The economic situation in Europe seems as bad as in the States when we look at the economic indicators, but the only evidence of it we have seen directly is that the boatyards are all but empty. Every bit of the hardstand area, which is the size of a couple of football fields, was covered with superyachts two years ago. Now the only boat is a 120-foot powerboat that has been repossessed. Yet when we ask people about the economy, they say that the average person hasn't really felt it because the safety nets in Europe have protected them from the economic collapse. This is a real contrast to the short time we spent in the States where it seemed as if just about everyone we know has been directly impacted in some way.

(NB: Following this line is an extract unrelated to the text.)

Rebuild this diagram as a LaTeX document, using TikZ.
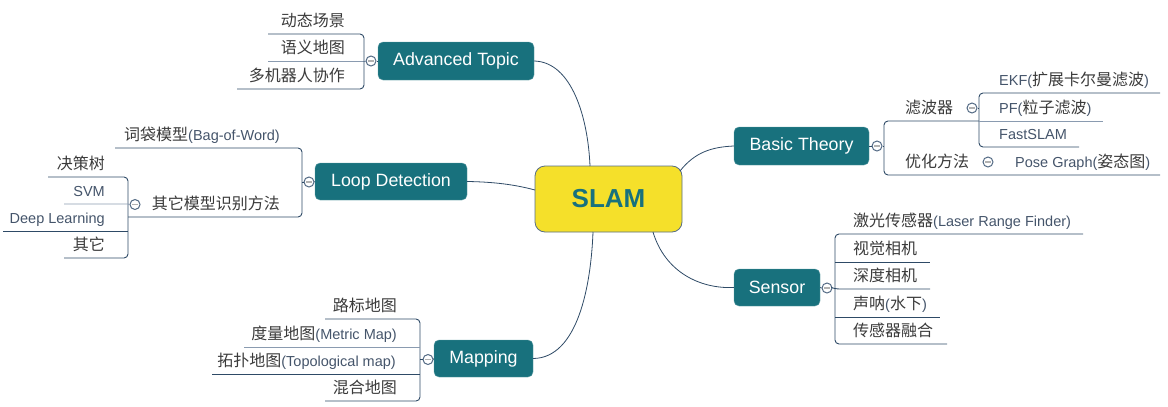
\documentclass[tikz,border=0pt]{standalone}
\usepackage{fontspec}
\setmainfont{Liberation Sans}
\newfontfamily\cjk{Noto Sans CJK SC}
\definecolor{topicteal}{HTML}{18717D}
\definecolor{slamyellow}{HTML}{F5E02A}
\definecolor{navyline}{HTML}{2E4A66}
\definecolor{lightline}{HTML}{8A9BB0}
\definecolor{cjkcol}{HTML}{3A3A3A}
\definecolor{latcol}{HTML}{44546A}
\newcommand\zh[1]{{\cjk\fontsize{16}{18}\selectfont\color{cjkcol}#1}}
\tikzset{
  topic/.style={fill=topicteal, draw=topicteal!70!white, rounded corners=5pt, text=white,
    font=\fontsize{17.8}{20}\selectfont, inner sep=0pt},
  central/.style={fill=slamyellow, draw=navyline!80, line width=0.8pt, rounded corners=10pt,
    text=topicteal, font=\fontsize{26}{30}\selectfont\bfseries, inner sep=0pt},
  leaf/.style={inner sep=0pt, text=latcol, font=\fontsize{14.5}{17}\selectfont},
  conn/.style={draw=navyline, line width=0.8pt},
  brk/.style={draw=navyline, line width=0.9pt, rounded corners=4pt},
  brkl/.style={draw=lightline, line width=0.9pt},
  collapse/.style={circle, draw=navyline!60!lightline, fill=white, line width=1pt, inner sep=0pt,
    minimum size=10pt,
    path picture={\draw[black!30, line width=1.2pt]
      ([xshift=2.4pt]path picture bounding box.west) -- ([xshift=-2.4pt]path picture bounding box.east);}}
}
\begin{document}
\begin{tikzpicture}[x=1pt,y=-1pt]
\useasboundingbox (0,0) rectangle (1168,407);

% central and main topics
\node[central, minimum width=147pt, minimum height=66pt] (slam) at (608.5,199) {SLAM};
\node[topic, minimum width=156pt, minimum height=38pt] (AT) at (456,61) {Advanced Topic};
\node[topic, minimum width=152pt, minimum height=37pt] (LD) at (391,181.5) {Loop Detection};
\node[topic, minimum width=135pt, minimum height=38pt] (BT) at (801.5,146) {Basic Theory};
\node[topic, minimum width=86pt, minimum height=37pt] (SE) at (777,287.5) {Sensor};
\node[topic, minimum width=99pt, minimum height=37pt] (MP) at (483.5,358.5) {Mapping};

% attach points on SLAM
\coordinate (sAT) at (590,166);
\coordinate (sLD) at (535,190);
\coordinate (sBT) at (680,171);
\coordinate (sSE) at (653,232);
\coordinate (sMP) at (593,232);

\draw[conn] (AT.east) .. controls (572,62) and (588,118) .. (sAT);
\draw[conn] (LD.east) .. controls (500,182) and (520,186) .. (sLD);
\draw[conn] (sBT) .. controls (695,152) and (712,147) .. (BT.west);
\draw[conn] (sSE) .. controls (665,272) and (700,289) .. (SE.west);
\draw[conn] (MP.east) .. controls (578,358) and (591,285) .. (sMP);

% ---------- Advanced Topic ----------
\node[collapse] (cAT) at (371,61) {};
\draw[brkl] (268,61) -- (cAT.west);
\draw[conn] (cAT.east) -- (AT.west);
\draw[brk] (268,34) -- (364,34) -- (364,89) -- (237,89);
\node[leaf, anchor=base east] (at1) at (345,26) {\zh{动态场景}};
\node[leaf, anchor=base east] (at2) at (345,53) {\zh{语义地图}};
\node[leaf, anchor=base east] (at3) at (345,81) {\zh{多机器人协作}};

% ---------- Loop Detection ----------
\node[collapse] (cLD) at (309,182) {};
\draw[conn] (cLD.east) -- (LD.west);
\draw[brk] (115,148) -- (302,148) -- (302,217) -- (128,217);
\draw[brk] (302,182) -- (cLD.west);
\node[leaf, anchor=base east] (ld1) at (280,140) {\zh{词袋模型}(Bag-of-Word)};
\node[leaf, anchor=base east] (ld2) at (280,209) {\zh{其它模型识别方法}};
\node[collapse] (cLD2) at (135,204.5) {};
\draw[brk] (48,177) -- (128,177) -- (128,258) -- (64,258);
\draw[brkl] (64,204) -- (128,204) -- (cLD2.west);
\draw[brk] (3,231) -- (128,231);
\node[leaf, anchor=base east] (ld21) at (105,169) {\zh{决策树}};
\node[leaf, anchor=base east] (ld22) at (105,196) {SVM};
\node[leaf, anchor=base east] (ld23) at (105,223) {Deep Learning};
\node[leaf, anchor=base east] (ld24) at (105,250) {\zh{其它}};

% ---------- Basic Theory ----------
\node[collapse] (cBT) at (877,146) {};
\draw[conn] (BT.east) -- (cBT.west);
\draw[brk] (979,121) -- (884,121) -- (884,175) -- (1160,175);
\draw[brk] (cBT.east) -- (884,146);
\node[leaf, anchor=base west] (bt1) at (905,113) {\zh{滤波器}};
\node[collapse] (cBT1) at (972,108) {};
\draw[brk] (cBT1.east) -- (979,108);
\draw[brk] (1160,93) -- (979,93) -- (979,147) -- (1079,147);
\draw[brkl] (979,121) -- (1103,121);
\node[leaf, anchor=base west] (bt11) at (999,85) {EKF(\zh{扩展卡尔曼滤波})};
\node[leaf, anchor=base west] (bt12) at (999,113) {PF(\zh{粒子滤波})};
\node[leaf, anchor=base west] (bt13) at (999,139) {FastSLAM};
\node[leaf, anchor=base west] (bt2) at (905,167) {\zh{优化方法}};
\node[collapse] (cBT2) at (988,162) {};
\node[leaf, anchor=base west] (bt21) at (1015,167) {Pose Graph(\zh{姿态图})};

% ---------- Sensor ----------
\node[collapse] (cSE) at (827,288) {};
\draw[conn] (SE.east) -- (cSE.west);
\draw[brk] (1083,234) -- (835,234) -- (835,344) -- (947,344);
\draw[brk] (cSE.east) -- (835,289) -- (930,289);
\draw[brk] (835,262) -- (930,262);
\draw[brk] (835,317) -- (940,317);
\node[leaf, anchor=base west] (se1) at (853,226) {\zh{激光传感器}(Laser Range Finder)};
\node[leaf, anchor=base west] (se2) at (853,254) {\zh{视觉相机}};
\node[leaf, anchor=base west] (se3) at (853,281) {\zh{深度相机}};
\node[leaf, anchor=base west] (se4) at (853,309) {\zh{声呐}(\zh{水下})};
\node[leaf, anchor=base west] (se5) at (853,336) {\zh{传感器融合}};

% ---------- Mapping ----------
\node[collapse] (cMP) at (428,359.5) {};
\draw[conn] (cMP.east) -- (MP.west);
\draw[brk] (325,319) -- (420,319) -- (420,401) -- (325,401);
\draw[brkl] (244,347) -- (420,347);
\draw[brk] (212,374) -- (420,374);
\draw[brk] (420,359.5) -- (cMP.west);
\node[leaf, anchor=base east] (mp1) at (397,311) {\zh{路标地图}};
\node[leaf, anchor=base east] (mp2) at (397,339) {\zh{度量地图}(Metric Map)};
\node[leaf, anchor=base east] (mp3) at (396,366) {\zh{拓扑地图}(Topological map)};
\node[leaf, anchor=base east] (mp4) at (397,393) {\zh{混合地图}};
\end{tikzpicture}
\end{document}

Of course, there are downsides. Everyone is down to a 30-hour work week. When we want to buy something we often get an out-of-office reply saying that someone will get back to him in September. This is part and parcel of the European lifestyle, and not unexpected after our experiences living in Europe before we left on our first circumnavigation. It's wonderful to get all of July or August off and most of December, but it's not so much fun if you're trying to get something done.
But when all is said and done, on a day-to-day basis we are able to live in a way that we only wish we could in the States. The suburban, car-centered existence we seem unable to avoid in the places we have lived seems out of step with modern realities. When we eventually return to the States, we'd really like to find a place where we can live where we can commute by bike, shop on foot, have access to nature and still earn a decent living. Of course, we can always head back to sea!